start INFORMATION SHOWN
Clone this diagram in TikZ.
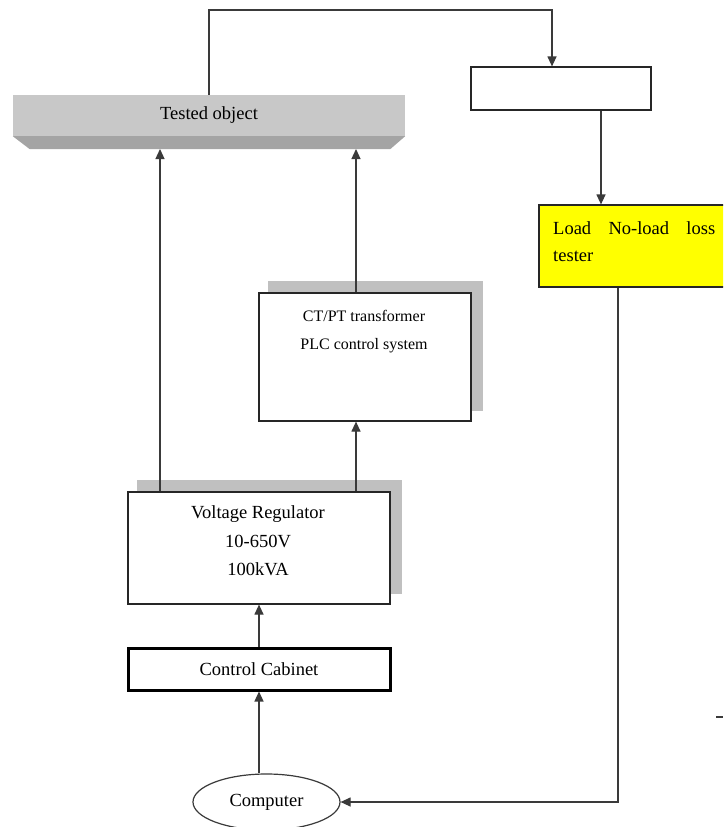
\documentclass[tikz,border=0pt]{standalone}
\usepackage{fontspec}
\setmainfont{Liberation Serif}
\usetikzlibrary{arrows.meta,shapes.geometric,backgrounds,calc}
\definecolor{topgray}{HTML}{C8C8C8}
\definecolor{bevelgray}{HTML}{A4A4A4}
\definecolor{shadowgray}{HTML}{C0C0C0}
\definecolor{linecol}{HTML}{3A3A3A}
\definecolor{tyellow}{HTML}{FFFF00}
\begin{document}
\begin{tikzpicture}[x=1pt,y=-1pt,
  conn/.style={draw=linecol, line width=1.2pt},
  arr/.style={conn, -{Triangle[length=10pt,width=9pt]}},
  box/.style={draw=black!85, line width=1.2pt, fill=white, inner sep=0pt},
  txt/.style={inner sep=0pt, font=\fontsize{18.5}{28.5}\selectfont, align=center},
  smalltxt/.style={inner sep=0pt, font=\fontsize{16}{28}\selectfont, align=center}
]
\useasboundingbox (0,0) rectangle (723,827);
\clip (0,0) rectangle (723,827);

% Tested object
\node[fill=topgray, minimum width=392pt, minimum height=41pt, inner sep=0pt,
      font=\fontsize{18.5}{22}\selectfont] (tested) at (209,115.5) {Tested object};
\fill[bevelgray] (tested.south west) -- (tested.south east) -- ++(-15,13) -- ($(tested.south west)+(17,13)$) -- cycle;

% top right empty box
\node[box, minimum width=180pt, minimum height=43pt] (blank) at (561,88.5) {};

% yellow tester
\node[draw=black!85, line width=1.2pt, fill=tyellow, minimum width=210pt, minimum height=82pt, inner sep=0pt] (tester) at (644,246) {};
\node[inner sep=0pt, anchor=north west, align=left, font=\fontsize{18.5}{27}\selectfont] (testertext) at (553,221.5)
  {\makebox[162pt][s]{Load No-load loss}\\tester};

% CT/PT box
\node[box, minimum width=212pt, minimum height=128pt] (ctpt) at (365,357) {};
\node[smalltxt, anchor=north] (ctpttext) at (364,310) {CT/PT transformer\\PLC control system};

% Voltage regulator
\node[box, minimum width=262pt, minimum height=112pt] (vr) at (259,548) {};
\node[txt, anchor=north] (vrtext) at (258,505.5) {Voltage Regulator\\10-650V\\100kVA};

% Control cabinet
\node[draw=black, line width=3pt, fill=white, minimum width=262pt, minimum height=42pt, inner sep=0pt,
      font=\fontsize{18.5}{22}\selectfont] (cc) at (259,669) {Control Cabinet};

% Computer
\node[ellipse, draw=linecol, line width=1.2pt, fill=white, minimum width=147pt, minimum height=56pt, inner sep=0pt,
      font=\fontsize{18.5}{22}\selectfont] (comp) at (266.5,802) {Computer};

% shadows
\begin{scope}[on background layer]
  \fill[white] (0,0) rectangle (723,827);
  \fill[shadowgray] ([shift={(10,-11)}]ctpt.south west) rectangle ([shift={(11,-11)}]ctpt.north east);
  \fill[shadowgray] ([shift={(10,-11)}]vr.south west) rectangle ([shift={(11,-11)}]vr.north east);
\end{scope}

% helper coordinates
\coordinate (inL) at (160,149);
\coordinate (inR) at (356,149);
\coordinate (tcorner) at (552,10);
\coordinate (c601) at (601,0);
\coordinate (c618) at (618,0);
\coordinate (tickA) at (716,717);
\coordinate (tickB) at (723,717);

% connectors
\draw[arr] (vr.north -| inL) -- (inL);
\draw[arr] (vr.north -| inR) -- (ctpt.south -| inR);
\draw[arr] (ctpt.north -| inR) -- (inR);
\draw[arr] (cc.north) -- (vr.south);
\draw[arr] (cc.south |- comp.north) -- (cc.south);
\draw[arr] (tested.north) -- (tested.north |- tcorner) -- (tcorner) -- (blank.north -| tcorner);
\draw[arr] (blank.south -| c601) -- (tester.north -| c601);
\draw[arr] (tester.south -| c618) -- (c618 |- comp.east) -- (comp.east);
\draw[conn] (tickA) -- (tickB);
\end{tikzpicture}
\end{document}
end INFORMATION SHOWN
*TASK GOAL:* Return each line exactly as written. Any picture gets left out.

*EXERCISE RESULT:*
Clone this diagram in TikZ.
\documentclass[tikz,border=0pt]{standalone}
\usepackage{fontspec}
\setmainfont{Liberation Serif}
\usetikzlibrary{arrows.meta,shapes.geometric,backgrounds,calc}
\definecolor{topgray}{HTML}{C8C8C8}
\definecolor{bevelgray}{HTML}{A4A4A4}
\definecolor{shadowgray}{HTML}{C0C0C0}
\definecolor{linecol}{HTML}{3A3A3A}
\definecolor{tyellow}{HTML}{FFFF00}
\begin{document}
\begin{tikzpicture}[x=1pt,y=-1pt,
  conn/.style={draw=linecol, line width=1.2pt},
  arr/.style={conn, -{Triangle[length=10pt,width=9pt]}},
  box/.style={draw=black!85, line width=1.2pt, fill=white, inner sep=0pt},
  txt/.style={inner sep=0pt, font=\fontsize{18.5}{28.5}\selectfont, align=center},
  smalltxt/.style={inner sep=0pt, font=\fontsize{16}{28}\selectfont, align=center}
]
\useasboundingbox (0,0) rectangle (723,827);
\clip (0,0) rectangle (723,827);

% Tested object
\node[fill=topgray, minimum width=392pt, minimum height=41pt, inner sep=0pt,
      font=\fontsize{18.5}{22}\selectfont] (tested) at (209,115.5) {Tested object};
\fill[bevelgray] (tested.south west) -- (tested.south east) -- ++(-15,13) -- ($(tested.south west)+(17,13)$) -- cycle;

% top right empty box
\node[box, minimum width=180pt, minimum height=43pt] (blank) at (561,88.5) {};

% yellow tester
\node[draw=black!85, line width=1.2pt, fill=tyellow, minimum width=210pt, minimum height=82pt, inner sep=0pt] (tester) at (644,246) {};
\node[inner sep=0pt, anchor=north west, align=left, font=\fontsize{18.5}{27}\selectfont] (testertext) at (553,221.5)
  {\makebox[162pt][s]{Load No-load loss}\\tester};

% CT/PT box
\node[box, minimum width=212pt, minimum height=128pt] (ctpt) at (365,357) {};
\node[smalltxt, anchor=north] (ctpttext) at (364,310) {CT/PT transformer\\PLC control system};

% Voltage regulator
\node[box, minimum width=262pt, minimum height=112pt] (vr) at (259,548) {};
\node[txt, anchor=north] (vrtext) at (258,505.5) {Voltage Regulator\\10-650V\\100kVA};

% Control cabinet
\node[draw=black, line width=3pt, fill=white, minimum width=262pt, minimum height=42pt, inner sep=0pt,
      font=\fontsize{18.5}{22}\selectfont] (cc) at (259,669) {Control Cabinet};

% Computer
\node[ellipse, draw=linecol, line width=1.2pt, fill=white, minimum width=147pt, minimum height=56pt, inner sep=0pt,
      font=\fontsize{18.5}{22}\selectfont] (comp) at (266.5,802) {Computer};

% shadows
\begin{scope}[on background layer]
  \fill[white] (0,0) rectangle (723,827);
  \fill[shadowgray] ([shift={(10,-11)}]ctpt.south west) rectangle ([shift={(11,-11)}]ctpt.north east);
  \fill[shadowgray] ([shift={(10,-11)}]vr.south west) rectangle ([shift={(11,-11)}]vr.north east);
\end{scope}

% helper coordinates
\coordinate (inL) at (160,149);
\coordinate (inR) at (356,149);
\coordinate (tcorner) at (552,10);
\coordinate (c601) at (601,0);
\coordinate (c618) at (618,0);
\coordinate (tickA) at (716,717);
\coordinate (tickB) at (723,717);

% connectors
\draw[arr] (vr.north -| inL) -- (inL);
\draw[arr] (vr.north -| inR) -- (ctpt.south -| inR);
\draw[arr] (ctpt.north -| inR) -- (inR);
\draw[arr] (cc.north) -- (vr.south);
\draw[arr] (cc.south |- comp.north) -- (cc.south);
\draw[arr] (tested.north) -- (tested.north |- tcorner) -- (tcorner) -- (blank.north -| tcorner);
\draw[arr] (blank.south -| c601) -- (tester.north -| c601);
\draw[arr] (tester.south -| c618) -- (c618 |- comp.east) -- (comp.east);
\draw[conn] (tickA) -- (tickB);
\end{tikzpicture}
\end{document}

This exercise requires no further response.